L’initiative «Fair Food» pour des aliments équitables, qui veut lutter contre les denrées provenant de modes de production cruels, relance le débat sur le foie gras, régulièrement conspué par les défenseurs des animaux

Un laboratoire de fabrication de foie gras à Cahors, dans le sud-ouest de la France, en 2013.  — © AFP / REMY GABALDA
Un laboratoire de fabrication de foie gras à Cahors, dans le sud-ouest de la France, en 2013.  — © AFP / REMY GABALDA

C’est devenu un marronnier. Chaque année à l’approche des fêtes de Noël, les défenseurs des animaux partent à l’assaut du foie gras, perçu comme le symbole de la souffrance animale.
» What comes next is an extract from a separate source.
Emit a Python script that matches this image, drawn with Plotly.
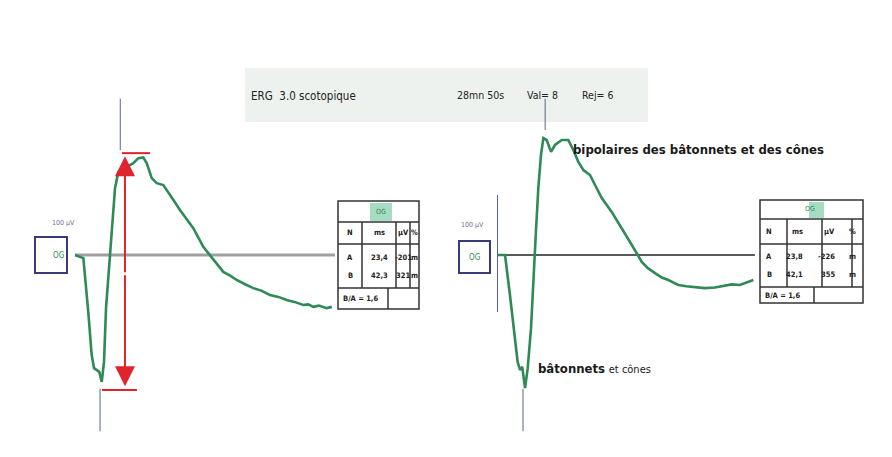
import plotly.graph_objects as go

W, H = 892, 457

# ---------------- data ----------------
# Left ERG (OG) : time in ms, amplitude in µV
left_t = [0, 7.8, 12.4, 15.6, 17.8, 22.7, 25.0, 27.1, 29.0, 31.1, 34.3, 37.4, 40.5, 44.0, 48.3, 54.5,
          59.2, 63.8, 67.0, 71.7, 76.4, 82.5, 87.2, 92.0, 98.1, 104.0, 110.6, 119.9, 129.3, 138.6, 145.0,
          151.1, 158.0, 166.6, 174.0, 182.2, 190.0, 197.9, 205.0, 213.4, 218.0, 222.7, 228.0, 235.2, 240.0]
left_v = [0, -5, -91, -160, -181, -187, -203, -171, -85, -37, 43, 107, 133, 136, 141, 147,
          155, 156, 147, 123, 115, 112, 101, 88, 72, 58, 43, 13, -8, -27, -33,
          -40, -46, -53, -57, -64, -67, -72, -75, -80, -79, -83, -81, -85, -83]

# Right ERG (OG)
right_t = [0, 7.5, 12.1, 16.2, 19.3, 21.5, 23.6, 26.2, 28.7, 31.8, 34.3, 36.2, 38.6, 41.1, 43.3, 46.4,
           50.5, 54.2, 60.5, 66.6, 71.3, 76.0, 80.7, 86.9, 91.6, 97.9, 107.2, 116.6, 126.0, 135.3,
           141.0, 147.7, 154.0, 160.1, 169.4, 177.0, 185.0, 194.0, 203.7, 211.0, 219.3, 227.0, 234.9, 239.6]
right_v = [0, 0, -64, -128, -171, -184, -179, -213, -181, -117, -43, 32, 107, 160, 187, 184,
           165, 176, 184, 184, 168, 149, 136, 128, 112, 91, 69, 43, 16, -11,
           -21, -29, -36, -40, -48, -50, -51, -53, -52, -50, -47, -48, -43, -40]

cursor_left = [23.4, 42.3]
cursor_right = [24.3, 45.0]

title_text = "ERG  3.0 scotopique"
info_texts = ["28mn 50s", "Val= 8", "Rej= 6"]

table_left = [["N", "ms", "µV", "%"], ["A", "23,4", "-201", "m"], ["B", "42,3", "321", "m"]]
table_right = [["N", "ms", "µV", "%"], ["A", "23,8", "-226", "m"], ["B", "42,1", "355", "m"]]
ratio_left = "B/A = 1,6"
ratio_right = "B/A = 1,6"

label_b = "bipolaires des bâtonnets et des cônes"
label_a_bold = "bâtonnets"
label_a_rest = "et cônes"

GREEN = "#2f8a55"
RED = "#e0242c"
NAVY = "#3a3a78"
BLUE = "#5a5fb0"
FONT = "DejaVu Sans Condensed"


def px(x):
    return x / W


def py(y):
    return 1 - y / H


fig = go.Figure()
fig.add_trace(go.Scatter(x=left_t, y=left_v, mode="lines", line=dict(color=GREEN, width=2.6),
                         xaxis="x", yaxis="y", hoverinfo="skip"))
fig.add_trace(go.Scatter(x=right_t, y=right_v, mode="lines", line=dict(color=GREEN, width=2.6),
                         xaxis="x2", yaxis="y2", hoverinfo="skip"))

shapes = []
ann = []

# baselines
shapes.append(dict(type="line", xref="x", yref="y", x0=0, x1=243, y0=0, y1=0,
                   line=dict(color="#a0a0a0", width=3), layer="below"))
shapes.append(dict(type="line", xref="x2", yref="y2", x0=0, x1=241, y0=0, y1=0,
                   line=dict(color="#5a5a5a", width=2), layer="below"))

# blue scale bars
shapes.append(dict(type="line", xref="x", yref="y", x0=-1.8, x1=-1.8, y0=91, y1=-91,
                   line=dict(color=BLUE, width=2)))
shapes.append(dict(type="line", xref="x2", yref="y2", x0=0, x1=0, y0=96, y1=-91,
                   line=dict(color=BLUE, width=2)))

# cursors
for xr, yr, cur in [("x", "y", cursor_left), ("x2", "y2", cursor_right)]:
    shapes.append(dict(type="line", xref=xr, yref=yr, x0=cur[0], x1=cur[0], y0=-214, y1=-282,
                       line=dict(color="#5b6680", width=1)))
    shapes.append(dict(type="line", xref=xr, yref=yr, x0=cur[1], x1=cur[1], y0=168 if xr == "x" else 200,
                       y1=250, line=dict(color="#5b6680", width=1)))

# red double arrow with caps (left panel)
shapes.append(dict(type="line", xref="x", yref="y", x0=43.9, x1=70.1, y0=163, y1=163,
                   line=dict(color=RED, width=2)))
shapes.append(dict(type="line", xref="x", yref="y", x0=25.2, x1=57.9, y0=-216, y1=-216,
                   line=dict(color=RED, width=2)))
ann.append(dict(xref="x", yref="y", axref="x", ayref="y", x=46.7, y=158, ax=46.7, ay=-30,
                showarrow=True, arrowhead=2, arrowsize=2.0, arrowwidth=2, arrowcolor=RED, text=""))
ann.append(dict(xref="x", yref="y", axref="x", ayref="y", x=46.7, y=-210, ax=46.7, ay=-30,
                showarrow=True, arrowhead=2, arrowsize=2.0, arrowwidth=2, arrowcolor=RED, text=""))

# OG boxes + 100 µV labels
for (bx0, bx1, by0, by1, lx, ly) in [(35, 67, 237, 273, 50, 223), (459, 490, 241, 273, 472, 225)]:
    shapes.append(dict(type="rect", xref="paper", yref="paper", x0=px(bx0), x1=px(bx1), y0=py(by1), y1=py(by0),
                       line=dict(color=NAVY, width=2), fillcolor="white"))
    ann.append(dict(xref="paper", yref="paper", x=px((bx0 + bx1) / 2), y=py((by0 + by1) / 2), text="OG",
                    showarrow=False, font=dict(family=FONT, size=8, color=GREEN)))
    ann.append(dict(xref="paper", yref="paper", x=px(lx), y=py(ly), text="100 µV",
                    showarrow=False, font=dict(family=FONT, size=7, color="#707090")))

# title banner
shapes.append(dict(type="rect", xref="paper", yref="paper", x0=px(245), x1=px(648), y0=py(122), y1=py(68),
                   line=dict(width=0), fillcolor="#eef2ee", layer="below"))
ann.append(dict(xref="paper", yref="paper", x=px(249), y=py(87), xanchor="left", text=title_text,
                showarrow=False, font=dict(family=FONT, size=11.5, color="#222222")))
for txt, xx in zip(info_texts, [455, 525, 580]):
    ann.append(dict(xref="paper", yref="paper", x=px(xx), y=py(87), xanchor="left", text=txt,
                    showarrow=False, font=dict(family=FONT, size=10.5, color="#222222")))


def add_table(x0, cols, rows_y, data, ratio, green):
    x_right = cols[-1]
    ytop, yh, ych, ydata, ybot = rows_y
    line = dict(color="#333333", width=1.5)
    # green OG cell
    shapes.append(dict(type="rect", xref="paper", yref="paper", x0=px(green[0]), x1=px(green[1]),
                       y0=py(yh - 1), y1=py(ytop + 2), line=dict(width=0), fillcolor="#a6dcc2"))
    ann.append(dict(xref="paper", yref="paper", x=px((green[0] + green[1]) / 2), y=py((ytop + yh) / 2),
                    text="OG", showarrow=False, font=dict(family=FONT, size=7, color=GREEN)))
    # outer
    shapes.append(dict(type="rect", xref="paper", yref="paper", x0=px(x0), x1=px(x_right), y0=py(ybot), y1=py(ytop),
                       line=line))
    for yy in [yh, ych, ydata]:
        shapes.append(dict(type="line", xref="paper", yref="paper", x0=px(x0), x1=px(x_right), y0=py(yy), y1=py(yy),
                           line=line))
    for cx in cols[1:-1]:
        shapes.append(dict(type="line", xref="paper", yref="paper", x0=px(cx), x1=px(cx), y0=py(ydata), y1=py(yh),
                           line=line))
    shapes.append(dict(type="line", xref="paper", yref="paper", x0=px(cols[2] - 8), x1=px(cols[2] - 8),
                       y0=py(ybot), y1=py(ydata), line=line))
    edges = [x0] + cols[1:]
    centers = [(edges[i] + edges[i + 1]) / 2 for i in range(len(edges) - 1)]
    row_ys = [(yh + ych) / 2, ych + (ydata - ych) * 0.3, ych + (ydata - ych) * 0.72]
    for r, row in enumerate(data):
        for c, cell in enumerate(row):
            ann.append(dict(xref="paper", yref="paper", x=px(centers[c]), y=py(row_ys[r]), text="<b>%s</b>" % cell,
                            showarrow=False, font=dict(family=FONT, size=7.5, color="#222222")))
    ann.append(dict(xref="paper", yref="paper", x=px(x0 + 3), y=py((ydata + ybot) / 2), xanchor="left",
                    text="<b>%s</b>" % ratio, showarrow=False, font=dict(family=FONT, size=7.5, color="#222222")))


add_table(338, [338, 362, 396, 410, 419], (201, 222, 244, 288, 309), table_left, ratio_left, (370, 392))
add_table(760, [760, 787, 822, 852, 863], (200, 219, 244, 287, 303), table_right, ratio_right, (809, 824))

# wave labels
ann.append(dict(xref="paper", yref="paper", x=px(571), y=py(140), xanchor="left", text="<b>%s</b>" % label_b,
                showarrow=False, font=dict(family=FONT, size=13, color="#1a1a1a")))
ann.append(dict(xref="paper", yref="paper", x=px(536), y=py(378), xanchor="left",
                text="<b>%s</b> <span style='font-size:11px'>%s</span>" % (label_a_bold, label_a_rest),
                showarrow=False, font=dict(family=FONT, size=13, color="#1a1a1a")))

ax_common = dict(visible=False, showgrid=False, zeroline=False, fixedrange=True)
fig.update_layout(
    width=W, height=H,
    margin=dict(l=0, r=0, t=0, b=0),
    paper_bgcolor="white", plot_bgcolor="rgba(0,0,0,0)",
    showlegend=False,
    xaxis=dict(domain=[px(75), px(335)], range=[0, 243], **ax_common),
    yaxis=dict(domain=[0, 1], range=[-323.2, 408], **ax_common),
    xaxis2=dict(domain=[px(497), px(755)], range=[0, 241.1], anchor="y2", **ax_common),
    yaxis2=dict(domain=[0, 1], range=[-323.2, 408], anchor="x2", **ax_common),
    shapes=shapes, annotations=ann,
)

fig.write_html("out.html", config={"displayModeBar": False},
               post_script="document.body.style.margin='0';document.body.style.overflow='hidden';")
Le débat promet cette fois d’être particulièrement tendu en raison de l’initiative «Fair Food» pour des aliments équitables, qui veut renforcer l’offre en aliments de qualité, issus de modes de production écologiques, sociaux et respectueux du bien-être animal. Selon le texte, «les produits issus de la maltraitance animale» devraient être évités, voire, quand c’est possible, bannis. Du point de vue légal, le statut du foie gras est ambigu: seul le gavage est formellement interdit par l’ordonnance fédérale sur la protection des animaux.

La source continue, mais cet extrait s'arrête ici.